# Swarm tram / nuc enterance



## beesohappy (Jun 3, 2009)

I'd go with a hole size the same as a wine cork. That way if you need to move them it'll be easy. perfect size for a nuc also.


----------



## Denniston (Mar 19, 2015)

Unfortunately, no wine corks around here  I was thinking about ordering some of these.


----------



## Tenbears (May 15, 2012)

What do you mean No wine corks around there? Dry county???? By a bottle of wine. you get a free cork with it. The wine is just a bonus.


----------



## Bees of SC (Apr 12, 2013)

Put a 1 1/8 hole-you can then use a water bottle top, if later you don't need the hole-If you need a smaller hole to stop robbing you can drill or cut a smaller hole in the top ==water caps are cheaper and last longer than wine corks.. JMO


----------



## WBVC (Apr 25, 2013)

Cheaper yo order wine corks. If no wine corks cotton balls from the cosmetic section of the drug store work great to plug up holes and are very inexpensive. I prefer them over wine corks


----------



## Denniston (Mar 19, 2015)

I appreciate the tips on plugging the hole, I still have a couple questions.

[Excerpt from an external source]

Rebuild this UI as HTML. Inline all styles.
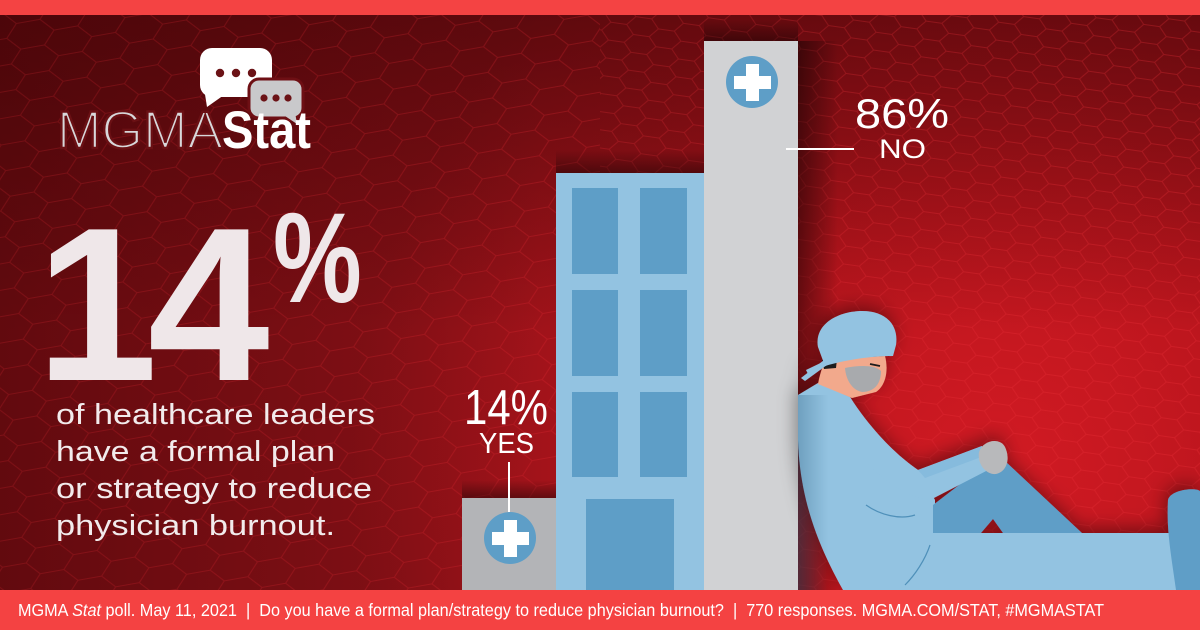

Is it ok to have the round hole in the end and use it for a nuc, instead of a bottom board with a traditional entrance?

If so, where is a good location to place the hole? at the bottom, a few inches up?


----------



## drlonzo (Apr 15, 2014)

Denniston said:


> I appreciate the tips on plugging the hole, I still have a couple questions.
> 
> Is it ok to have the round hole in the end and use it for a nuc, instead of a bottom board with a traditional entrance?
> 
> If so, where is a good location to place the hole? at the bottom, a few inches up?


Yes just fine to use as NUC with hole instead of standard bottom board entrance.
Don't put in center of bottom, stay up about 1 to 1.5 inches off bottom and to one side of center. Fix it till the entry is between two frames to allow easier access to the bees.


----------



## KenNashua (Jan 31, 2015)

drlonzo said:


> Yes just fine to use as NUC with hole instead of standard bottom board entrance.
> Don't put in center of bottom, stay up about 1 to 1.5 inches off bottom and to one side of center. Fix it till the entry is between two frames to allow easier access to the bees.


Excellent point for a 5-frame nuc. Center would be dead-on a frame vs a 6-or-8 frame.


----------



## KenNashua (Jan 31, 2015)

Denniston said:


> Unfortunately, no wine corks around here  I was thinking about ordering some of these.
> 
> View attachment 17032


I just bought a set of wooden ones from ebay. Haven't received them yet, but since Brushy was out of stock...


----------